Open Data

Now I know what you’re thinking: “Whoa I didn’t think Mike was actually serious when he said he was going to post every two weeks.” At least that’s what I think you might be thinking…for all I know, no one reads this blog. Ah well, such is life. I’m gonna write anyways, if you don’t mind!

The next thing you might be thinking is “What is ‘Open Data’?” Open Data is information that is available to anyone that wants it. Wikipedia is a perfect example: it’s free, it’s easily available, and it’s (mostly) true.  Right now, the largest and most obvious use of open data is to look stuff up.  That’s a relatively straightforward use for it, but it makes you wonder, what else could you do with open data?


Back when I was in middle school, the computer lab admins put severe controls on the public-use computers around school. None of the games usually installed on Windows (like Solitaire or Minesweeper) were available to use, and you couldn’t even visit Facebook.  Wikipedia, however, was not blocked. To entertain ourselves, my friends and I used to play “The Wikipedia Game”. If you’ve ever watched “6 Degrees of Kevin Bacon”, you’d easily pick up this game as it works the same way. You pick a random starting point for a page on Wikipedia (let’s say Squash, the sport) and then pick a random ending point (Emperor Penguins), and the first person to find a direct path between the two on Wikipedia by only clicking on page links won the game.  Unbeknownst to us children, this could be turned into an actual game.

One of my colleges in the Game Innovation Lab had that thought and came up with DataVentures, a video game based on open data.  It’s a murder mystery game, built a very similar way to the Wikipedia game.  You can decide on a victim (it can be anyone in Wikipedia), and the system then builds a network of clues and suspects using links to articles about people, places, and things related to the victim.

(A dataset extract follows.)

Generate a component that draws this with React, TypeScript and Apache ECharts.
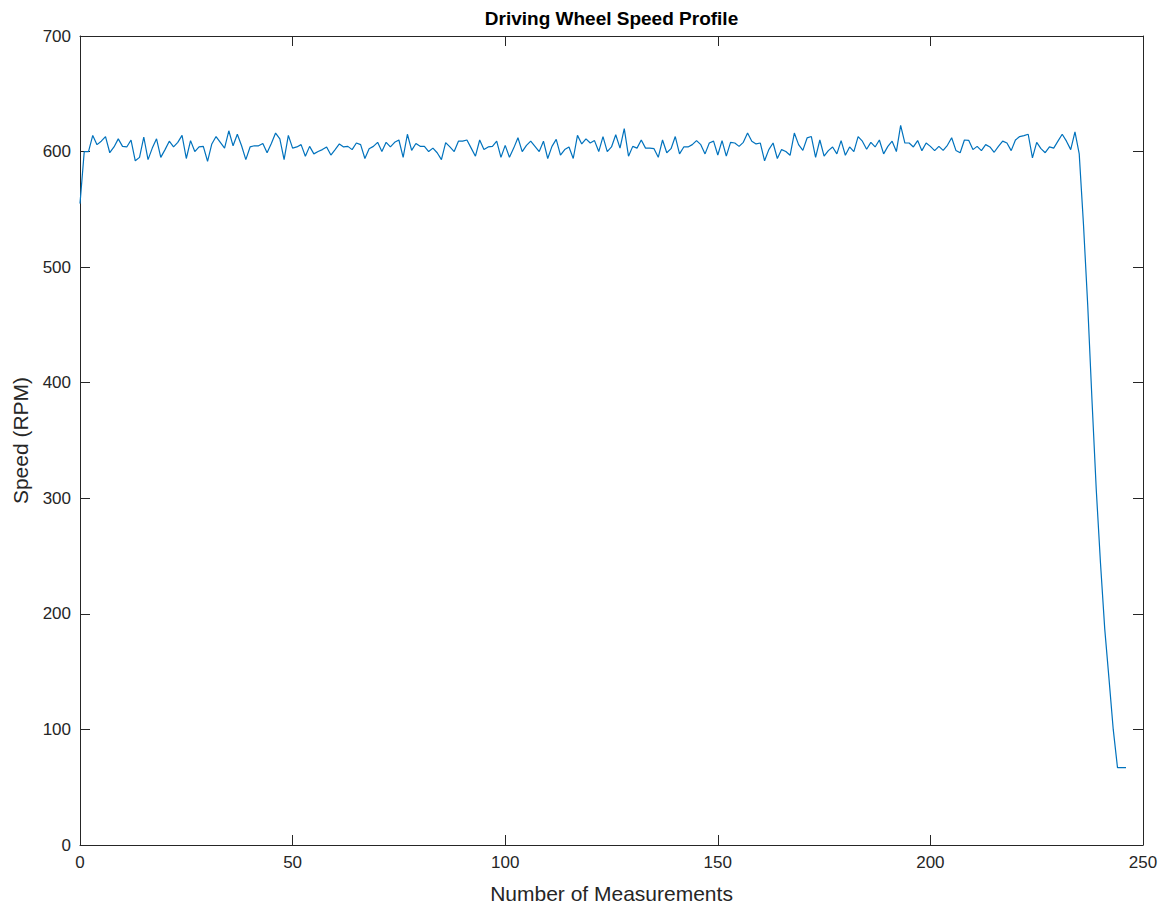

You then play by flying around the globe visiting different cities and speaking with people, or inspecting items that might give you clues.

As of now, the game does just that, but the immersion of the game is still missing.  As a player, I struggle to really feel like these people I’m talking to are little more than constructs developed by the game engine meant to give me clues. So that’s where my work begins.  I’ve managed to add more dialogue to the characters, to gain a sense of “person-ness” to them. As of now, only simple questions exist, like “Where were you born?” and “What are you known for?” Later I plan to give each character a personality, which is dynamically calculated based off their Wikipedia page.


The basic idea is using Wikiquotes to analyze character bios as well as statements said by these characters  to create a very basic personality for an individual, and then applying that personality like a web over that character’s dialogue tree. It would allow a level of differentiation not yet available in the game. For example, Albert Einstein’s quotes might register in the system as “scientific” whereas Dr. Frankenstein’s might be “angry”.  When you ask Einstein what he had for lunch, he would use a very precise description: “I had two slices of bread, with a mayonnaise glaze, two slices of honey baked ham, and one sliver of American cheese aged four months.” If you ask Dr. Frankenstein the same question, he might answer differently: “I had a sandwich, you dimwit. Why are you asking me this?”

Why do you want to do this?” The straightforward answer is to see if it can be done.  The challenge is twofold. One, applying sentiment analysis won’t be easy.  The way sentiment analysis works won’t give us a completely accurate representation of the subject.  It will give accurate representation of what people think of the subject, and this is a little different from what we want, but it will have to do.  What will be tricky is using sentiment analysis over such a small amount of input data.  Some characters won’t have quotes, or the amount of data available on them won’t be very large.  We will have to see how this will factor into accuracy of the sentiment analysis.  Maybe only some characters will be given personalities if they have “xyz” amount of data points on them, or some metric like that.  Two, I have to build this emotion into dialogue.  I figure the easiest way to do that is to have pre-created words and phrases associated with certain emotions, and apply them where applicable in the dialogue for the correct personality. If you have any ideas, please comment below!

The more complicated answer to “Why do you want to do this?” is to see if we can make the game more realistic than it is now.  We want to push the bounds to see what we can create using only open data as an input.  Can you gain more than knowledge about a person from Wikipedia? Can you gain a sense of what talking to them might have been like?  Those are the kind of questions we would like to answer, and this is how we want to try to do so.

Eventually I’d like to build more on this game. My research interests extend into education, and I think this could be a ripe opportunity to include a learning element in the game. Characters could discuss their accomplishments with the player (if they are curious).  For example, Einstein could explain some of his theories if the player asked about them. No, it would not influence the overall gameplay, but the player could learn something new while they played if they wanted to.  My motivation for this arises from the original Wikipedia Game. Sometimes while playing, I’d discover a page I’d never seen before that piqued my interest.  As I rapidly read through it looking for hyperlinks to click, I’d learn something new.

I think there’s something more to open data than it gets credit for. It can be more than just an encyclopedia of knowledge.  But it’s up to us to be curious enough to explore different uses.  My research team will be writing a paper on this topic sometime in the next few months, and I will post as soon as it is available. Thanks for reading!